## What is required:
Write out each line of the listing as it stands, without the images.

[Start Information shown]

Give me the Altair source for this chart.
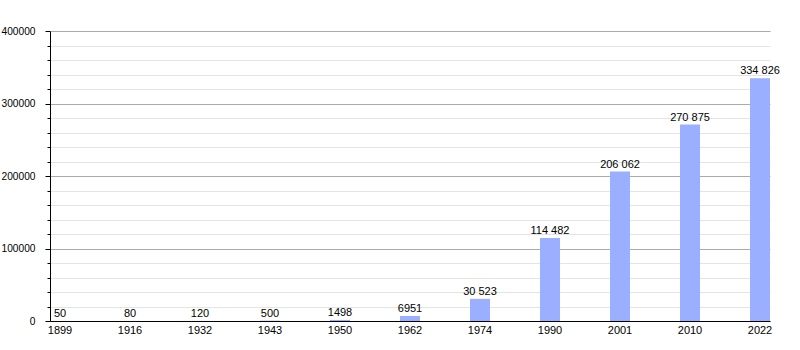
import altair as alt
import pandas as pd

years = ["1899", "1916", "1932", "1943", "1950", "1962", "1974", "1990", "2001", "2010", "2022"]
population = [50, 80, 120, 500, 1498, 6951, 30523, 114482, 206062, 270875, 334826]
labels = ["50", "80", "120", "500", "1498", "6951", "30 523", "114 482", "206 062", "270 875", "334 826"]
tick_values = list(range(0, 400001, 20000))

df = pd.DataFrame({"year": years, "pop": population, "label": labels})

x = alt.X("year:N", sort=years, title=None,
          scale=alt.Scale(paddingInner=50 / 70, paddingOuter=0),
          axis=alt.Axis(labelAngle=0, ticks=False, domainColor="#000", labelFont="Liberation Sans",
                        labelFontSize=11, labelColor="#000", labelPadding=3))
y = alt.Y("pop:Q", title=None,
          scale=alt.Scale(domain=[0, 400000], nice=False),
          axis=alt.Axis(values=tick_values, labelOverlap=False, tickCount=21,
                        labelExpr="datum.value % 100000 === 0 ? datum.value : ''",
                        gridColor={"condition": {"test": "datum.value % 100000 === 0", "value": "#aaaaaa"}, "value": "#e4e4e4"},
                        tickSize={"condition": {"test": "datum.value % 100000 === 0", "value": 5}, "value": 3},
                        tickColor="#000", domainColor="#000", labelFont="Liberation Sans",
                        labelFontSize=10.2, labelColor="#000", labelPadding=10))

bars = alt.Chart(df).mark_bar(color="#9aafff").encode(x=x, y=y)
text = alt.Chart(df).mark_text(baseline="bottom", dy=-2, font="Liberation Sans", fontSize=11, color="#000").encode(
    x=alt.X("year:N", sort=years), y="pop:Q", text="label:N")

chart = (bars + text).properties(
    width=720, height=290,
    autosize=alt.AutoSizeParams(type="none"),
    padding={"left": 50, "top": 31, "right": 30, "bottom": 29},
).configure_view(stroke=None).configure_axis(gridWidth=1)

chart.save("out.html", embed_options={"renderer": "svg", "actions": False})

[End Information shown]

## Solved problem:
Give me the Altair source for this chart.
import altair as alt
import pandas as pd

years = ["1899", "1916", "1932", "1943", "1950", "1962", "1974", "1990", "2001", "2010", "2022"]
population = [50, 80, 120, 500, 1498, 6951, 30523, 114482, 206062, 270875, 334826]
labels = ["50", "80", "120", "500", "1498", "6951", "30 523", "114 482", "206 062", "270 875", "334 826"]
tick_values = list(range(0, 400001, 20000))

df = pd.DataFrame({"year": years, "pop": population, "label": labels})

x = alt.X("year:N", sort=years, title=None,
          scale=alt.Scale(paddingInner=50 / 70, paddingOuter=0),
          axis=alt.Axis(labelAngle=0, ticks=False, domainColor="#000", labelFont="Liberation Sans",
                        labelFontSize=11, labelColor="#000", labelPadding=3))
y = alt.Y("pop:Q", title=None,
          scale=alt.Scale(domain=[0, 400000], nice=False),
          axis=alt.Axis(values=tick_values, labelOverlap=False, tickCount=21,
                        labelExpr="datum.value % 100000 === 0 ? datum.value : ''",
                        gridColor={"condition": {"test": "datum.value % 100000 === 0", "value": "#aaaaaa"}, "value": "#e4e4e4"},
                        tickSize={"condition": {"test": "datum.value % 100000 === 0", "value": 5}, "value": 3},
                        tickColor="#000", domainColor="#000", labelFont="Liberation Sans",
                        labelFontSize=10.2, labelColor="#000", labelPadding=10))

bars = alt.Chart(df).mark_bar(color="#9aafff").encode(x=x, y=y)
text = alt.Chart(df).mark_text(baseline="bottom", dy=-2, font="Liberation Sans", fontSize=11, color="#000").encode(
    x=alt.X("year:N", sort=years), y="pop:Q", text="label:N")

chart = (bars + text).properties(
    width=720, height=290,
    autosize=alt.AutoSizeParams(type="none"),
    padding={"left": 50, "top": 31, "right": 30, "bottom": 29},
).configure_view(stroke=None).configure_axis(gridWidth=1)

chart.save("out.html", embed_options={"renderer": "svg", "actions": False})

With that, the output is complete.